Give the data below again exactly as it stands. Omit the pictures.

(Code that draws figures)
++++++++

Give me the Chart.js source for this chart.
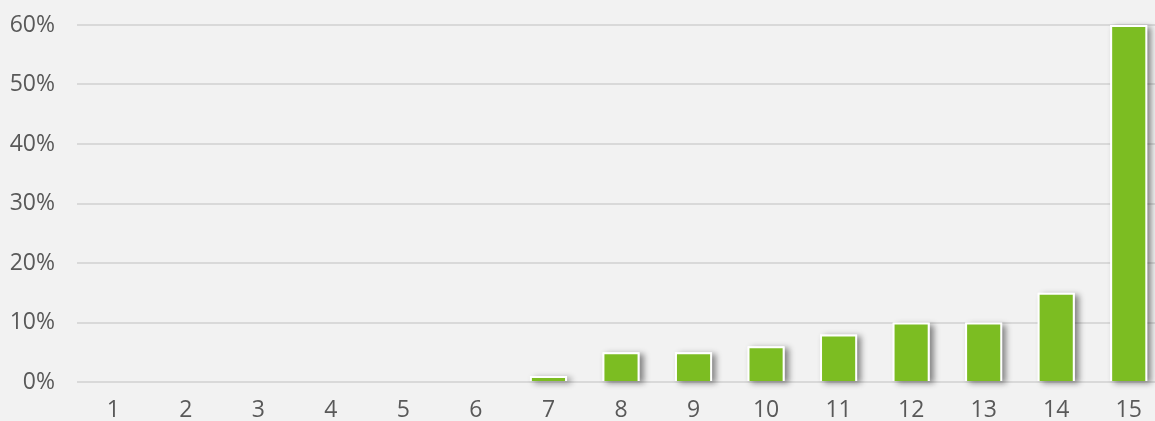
<!DOCTYPE html>
<html>
<head>
<meta charset="utf-8">
<script src="https://cdn.jsdelivr.net/npm/chart.js@4"></script>
<style>
  html, body { margin: 0; padding: 0; background: #f2f2f2; overflow: hidden; }
  canvas { display: block; }
</style>
</head>
<body>
<canvas id="myChart" width="1165" height="421"></canvas>
<script>
const ctx = document.getElementById('myChart');

// categories and values (percent)
const labels = ['1', '2', '3', '4', '5', '6', '7', '8', '9', '10', '11', '12', '13', '14', '15'];
const values = [0, 0, 0, 0, 0, 0, 1, 5, 5, 6, 8, 10, 10, 15, 60];
const yTicks = [0, 10, 20, 30, 40, 50, 60];

// soft shadow behind each bar, drawn from the bar elements themselves
const barShadow = {
    id: 'barShadow',
    beforeDatasetsDraw(chart) {
        const c = chart.ctx;
        const meta = chart.getDatasetMeta(0);
        c.save();
        c.shadowColor = 'rgba(0, 0, 0, 0.45)';
        c.shadowBlur = 6;
        c.shadowOffsetX = 4;
        c.shadowOffsetY = 2;
        c.fillStyle = '#ffffff';
        meta.data.forEach(bar => {
            const { x, y, base, width } = bar.getProps(['x', 'y', 'base', 'width'], true);
            if (Math.abs(base - y) < 0.5) return;
            c.fillRect(x - width / 2, Math.min(y, base), width, Math.abs(base - y));
        });
        c.restore();
    }
};

const myChart = new Chart(ctx, {
    type: 'bar',
    data: {
        labels: labels,
        datasets: [{
            data: values,
            backgroundColor: '#7cbd22',
            borderColor: '#ffffff',
            borderWidth: 2,
            categoryPercentage: 0.8,
            barPercentage: 0.64
        }]
    },
    options: {
        responsive: false,
        animation: false,
        layout: { padding: { top: 25, right: 0, bottom: 0, left: 0 } },
        plugins: {
            legend: { display: false },
            tooltip: { enabled: false }
        },
        scales: {
            x: {
                grid: { display: false, drawTicks: false },
                border: { display: false },
                ticks: {
                    color: '#595959',
                    font: { family: 'Open Sans', size: 23 },
                    padding: 15,
                    maxRotation: 0
                },
                afterFit(scale) { scale.height = 39; }
            },
            y: {
                min: 0,
                max: 60,
                afterBuildTicks(scale) {
                    scale.ticks = yTicks.map(v => ({ value: v }));
                },
                grid: { color: '#d9d9d9', lineWidth: 2, drawTicks: false },
                border: { display: false },
                ticks: {
                    color: '#595959',
                    font: { family: 'Open Sans', size: 23 },
                    padding: 22,
                    callback: v => v + '%'
                },
                afterFit(scale) {
                    scale.width = 77;
                    scale.paddingTop = 0;
                    scale.paddingBottom = 0;
                }
            }
        }
    },
    plugins: [barShadow]
});
</script>
</body>
</html>
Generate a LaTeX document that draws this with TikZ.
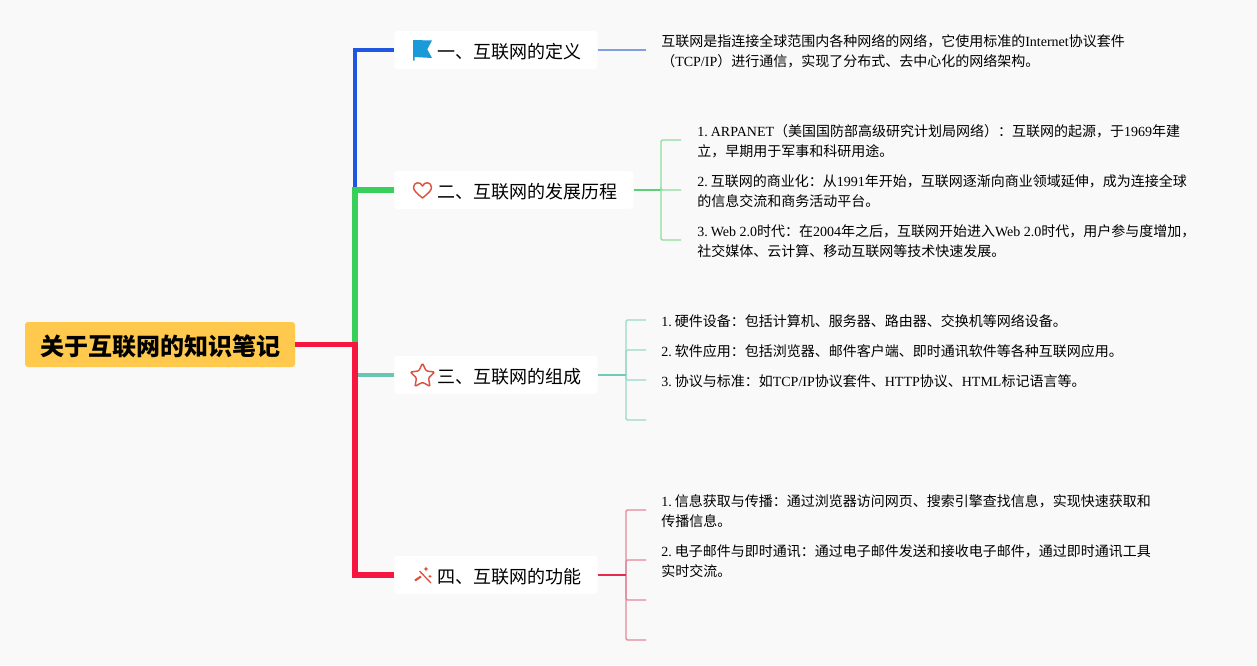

++++++++

Exercise output
Give me the Chart.js source for this chart.
<!DOCTYPE html>
<html>
<head>
<meta charset="utf-8">
<script src="https://cdn.jsdelivr.net/npm/chart.js@4"></script>
<style>
  html, body { margin: 0; padding: 0; background: #f2f2f2; overflow: hidden; }
  canvas { display: block; }
</style>
</head>
<body>
<canvas id="myChart" width="1165" height="421"></canvas>
<script>
const ctx = document.getElementById('myChart');

// categories and values (percent)
const labels = ['1', '2', '3', '4', '5', '6', '7', '8', '9', '10', '11', '12', '13', '14', '15'];
const values = [0, 0, 0, 0, 0, 0, 1, 5, 5, 6, 8, 10, 10, 15, 60];
const yTicks = [0, 10, 20, 30, 40, 50, 60];

// soft shadow behind each bar, drawn from the bar elements themselves
const barShadow = {
    id: 'barShadow',
    beforeDatasetsDraw(chart) {
        const c = chart.ctx;
        const meta = chart.getDatasetMeta(0);
        c.save();
        c.shadowColor = 'rgba(0, 0, 0, 0.45)';
        c.shadowBlur = 6;
        c.shadowOffsetX = 4;
        c.shadowOffsetY = 2;
        c.fillStyle = '#ffffff';
        meta.data.forEach(bar => {
            const { x, y, base, width } = bar.getProps(['x', 'y', 'base', 'width'], true);
            if (Math.abs(base - y) < 0.5) return;
            c.fillRect(x - width / 2, Math.min(y, base), width, Math.abs(base - y));
        });
        c.restore();
    }
};

const myChart = new Chart(ctx, {
    type: 'bar',
    data: {
        labels: labels,
        datasets: [{
            data: values,
            backgroundColor: '#7cbd22',
            borderColor: '#ffffff',
            borderWidth: 2,
            categoryPercentage: 0.8,
            barPercentage: 0.64
        }]
    },
    options: {
        responsive: false,
        animation: false,
        layout: { padding: { top: 25, right: 0, bottom: 0, left: 0 } },
        plugins: {
            legend: { display: false },
            tooltip: { enabled: false }
        },
        scales: {
            x: {
                grid: { display: false, drawTicks: false },
                border: { display: false },
                ticks: {
                    color: '#595959',
                    font: { family: 'Open Sans', size: 23 },
                    padding: 15,
                    maxRotation: 0
                },
                afterFit(scale) { scale.height = 39; }
            },
            y: {
                min: 0,
                max: 60,
                afterBuildTicks(scale) {
                    scale.ticks = yTicks.map(v => ({ value: v }));
                },
                grid: { color: '#d9d9d9', lineWidth: 2, drawTicks: false },
                border: { display: false },
                ticks: {
                    color: '#595959',
                    font: { family: 'Open Sans', size: 23 },
                    padding: 22,
                    callback: v => v + '%'
                },
                afterFit(scale) {
                    scale.width = 77;
                    scale.paddingTop = 0;
                    scale.paddingBottom = 0;
                }
            }
        }
    },
    plugins: [barShadow]
});
</script>
</body>
</html>
Generate a LaTeX document that draws this with TikZ.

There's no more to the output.